Meno di 50 anni e una vita segnata dai procedimenti giudiziari, quella di Vetrano. I suoi affari, analizzati dalla Dia, guidata dal colonnello Paolo Azzarone, ruotavano attorno alla Veragel di Carini. Di lui e del padre Giacomo si parlò per la prima volta nel 1999 quando furono arrestati con l’accusa di avere nascosto nelle celle frigorifere un carico di pesce rubato dagli uomini della famiglia mafiosa di corso Calatafimi.
Nel 2002 arrivarono nuovi guai: Vetrano tornò in cella perché ritenuto responsabile di avere rapinato una carico di pesce congelato. Della banda avrebbero fatto parte, ancora una volta, soggetti organici a Cosa Nostra.
Nel 2005, il suo nome saltò fuori nell’inchiesta che portò in cella i boss di Brancaccio Benedetto Graviano e Cesare Lupo. Vetrano veniva indicato come “vicino” all’organizzazione mafiosa.

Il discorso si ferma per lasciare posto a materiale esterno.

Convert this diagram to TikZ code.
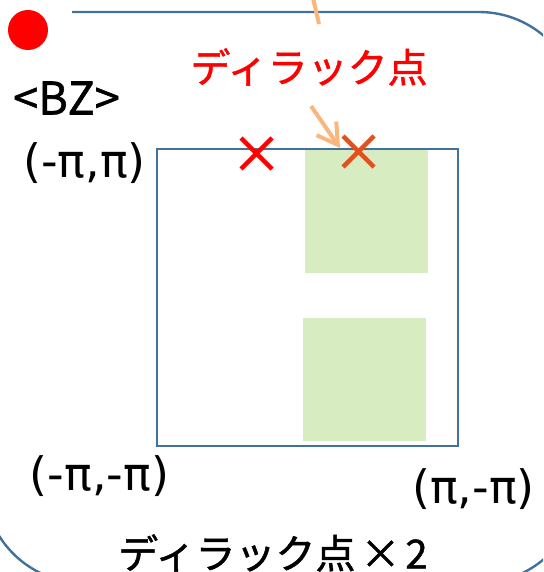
\documentclass[tikz,border=0pt]{standalone}
\usepackage{fontspec}
\newfontfamily\jpfont[FakeBold=1.2]{Noto Sans CJK JP}
\newfontfamily\dvfont{DejaVu Sans}
\usetikzlibrary{arrows.meta}
\definecolor{frameblue}{RGB}{65,113,156}
\definecolor{zonegreen}{RGB}{216,236,194}
\definecolor{arroworange}{RGB}{250,182,125}
\definecolor{crossred}{RGB}{255,0,0}
\definecolor{crossdark}{RGB}{226,80,30}
\begin{document}
\begin{tikzpicture}[x=1pt,y=-1pt,
  bigframe/.style={draw=frameblue,line width=2.4pt},
  bzbox/.style={draw=frameblue,line width=2.4pt},
  zone/.style={fill=zonegreen,draw=none},
  crossmark/.style={line width=4.5pt},
  pointer/.style={draw=arroworange,line width=4pt,-{Straight Barb[length=20pt,width=24pt]}},
  txt/.style={inner sep=0pt,anchor=center},
  coordtxt/.style={txt,font=\dvfont\fontsize{46}{48}\selectfont},
  bztxt/.style={txt,font=\jpfont\fontsize{45}{47}\selectfont},
  jptxt/.style={txt,font=\jpfont\fontsize{40}{42}\selectfont}]
\useasboundingbox (0,0) rectangle (543,572);
\begin{scope}
\clip (0,0) rectangle (543,572);
% outer rounded frame (partly outside the picture)
\draw[bigframe] (72,12) -- (479,12) arc[start angle=-90,end angle=0,radius=100]
  -- (579,483) arc[start angle=0,end angle=90,radius=100]
  -- (84,583) arc[start angle=90,end angle=180,radius=100] -- (-16,112);
% green zones
\fill[zone] (305,150) rectangle (428,273);
\fill[zone] (303,318) rectangle (426,441);
% Brillouin zone square
\draw[bzbox] (157,149) rectangle (458,446);
% Dirac points
\coordinate (dirac1) at (256.5,153.5);
\coordinate (dirac2) at (358.5,151.5);
\draw[crossmark,crossred] ([shift={(-15.5,-15.5)}]dirac1) -- ([shift={(15.5,15.5)}]dirac1)
  ([shift={(-15.5,15.5)}]dirac1) -- ([shift={(15.5,-15.5)}]dirac1);
\draw[crossmark,crossdark] ([shift={(-15.5,-15.5)}]dirac2) -- ([shift={(15.5,15.5)}]dirac2)
  ([shift={(-15.5,15.5)}]dirac2) -- ([shift={(15.5,-15.5)}]dirac2);
% bullet
\fill[crossred] (28,30) circle[radius=20];
% texts
\node[jptxt,text=crossred] (diractitle) at (309,67) {ディラック点};
\node[bztxt] (bz) at (66.5,98) {<BZ>};
\node[coordtxt] (cornerTL) at (84.5,163) {(-π,π)};
\node[coordtxt] (cornerBL) at (99.5,476) {(-π,-π)};
\node[coordtxt] (cornerBR) at (473.5,489) {(π,-π)};
\node[jptxt] (diraccount) at (273,553) {ディラック点\hspace{5pt}×\hspace{5pt}2};
% orange arrows
\coordinate (arrowfrom) at (311,106);
\coordinate (arrowtip) at (340,148);
\draw[pointer] (arrowfrom) -- (arrowtip);
\coordinate (upperfrom) at (313,-2);
\coordinate (upperto) at (319,24);
\draw[draw=arroworange,line width=4pt] (upperfrom) -- (upperto);
\end{scope}
\end{tikzpicture}
\end{document}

L’imprenditore, per la verità, ha anche acquisito la veste ufficiale di vittima del racket. Ammise, infatti, di avere ricevuto una richiesta estorsiva di 500 mila euro. Ammissioni che contribuirono all’arresto e alle condanne di quattro persone. Tra queste c’era Gianfranco Puccio, compagno di giochi, da ragazzo, di Giuseppe Salvatore Riina, durante la latitanza del padre di quest’ultimo, Toto. Puccio chiese 500 mila euro a Vetrano, che era suo cugino, il quale doveva essere punito per avere denunciato una precedente estorsione. La richiesta fu registrata grazie a un’intercettazione ambientale e fu poi lo stesso Vetrano ad ammettere di aver subito pressioni.
Più di recente la Direzione investigativa antimafia disse che Vetrano aveva “acquisito un consistente patrimonio immobiliare ed ha costituito numerose aziende, beneficiando di finanziamenti comunitari erogati dal Fondo Europeo per la pesca in Sicilia, ma anche facendo sfuggire al fisco ingenti ricavi”. In particolare era stato lui stesso ad ammettere, durante un accertamento fiscale, di non avere dichiarato al fisco un milione e 300 mila euro, i ricavi della vendita del pesce agli ambulanti abusivi che lo rivendono in giro per la città.
I suoi trascorsi giudiziari gli erano costati un avviso orale del questore che nel 2012 lo aveva invitato a cambiare stile di vita. Un avviso andato in frantumi quando Vetrano nel 2012 finì in carcere. Aveva sparato a Giuseppe Toia, titolare della concessionaria Isolauto, ferito gravemente a Isola delle Femmine. Toia da qualche tempo frequentava una ragazza che, evidentemente, piaceva anche a Vetrano. Per questo reato Vetrano ha finito di scontare una condanna a sei anni e prima dell’inizio del processo risarcì Toia con duecento mila euro. Vetrano si piazzò sotto casa della ragazza. Quando vide Toia che la stava accompagnando al portone si avvicinò e fece fuoco. Il caso volle che sul posto transitava il titolare del ristorante Charmant, il quale chiamò i soccorsi. Trasportato all’ospedale Cervello, Toia venne sottoposto a un delicato intervento chirurgico. “È vivo per miracolo”, dissero i medici.